I tend to like this method since it’s simple and clean. It can provide better performance than select() and poll(). Essentially, we can have the kernel send us a signal when a file descriptor is ready using the SIGIO signal. The kernel does most the work, and the code can be small and concise. We can do this by using the fnctl() and passing F_SETOWN to tell the kernel a process owns the file descriptor. This I/O method is edge-triggered. This is where the squeeze is, you may have to handle a queue of signals and deal with the limit of queued signals. The other disadvantage is you don’t get much flexibility with how you monitor the file descriptors. All will depend on your application, the type of files your monitoring, and how many.

The epoll() API

The epoll() API is built for a large number of file descriptors, it will allow for edge-triggered or level-triggered notifications. Remember epoll() is only for Linux 2.6 or later. It’s not on BSD. Based on performance numbers I’ve seen it is hands down the fastest of all the multiplexed I/O methods.

When we call epoll() we get back a file descriptor that is a reference into the kernel’s data structure. We declare an interest list of file descriptors and the kernel will maintain a ready list for multiplexing. The ready list is always a subset of the interest list. Through a bit mask the caller can tell the kernel the interest list, and the kernel will keep track of it. The bit mask for interest corresponds to poll() with some differences. For example if we’re interested when a file is ready for reading we can specify this through the bit mask. The main difference on the bit mask for epoll() is only the notion of normal and high-prioity, whereas, priority isn’t present.

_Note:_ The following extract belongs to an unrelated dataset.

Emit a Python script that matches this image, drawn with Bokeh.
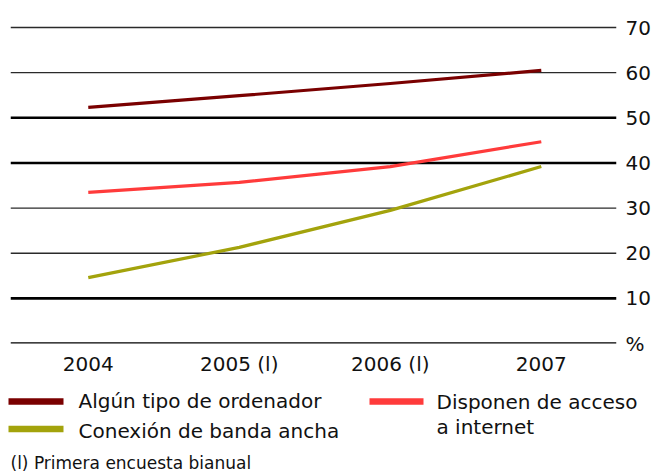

Since the kernel maintains the list of file descriptors there isn’t a need to pass it back and forth on each call. This is one of the main reasons that epoll() has better performance than select() and poll().

See Also

I didn’t mention in here ppoll() or pselect() which are Posix Compliant.

Where to go from here?

Hopefully, this post was short and sweet. I didn’t want to go into all the detail and write a novel. Go get The Linux Programming Interface by Michael Kerrisk and you’ll get code examples, performance metrics and much more detail than my short overview. There are plenty of examples elsewhere on usage and code samples. What isn’t there is a comparison between them.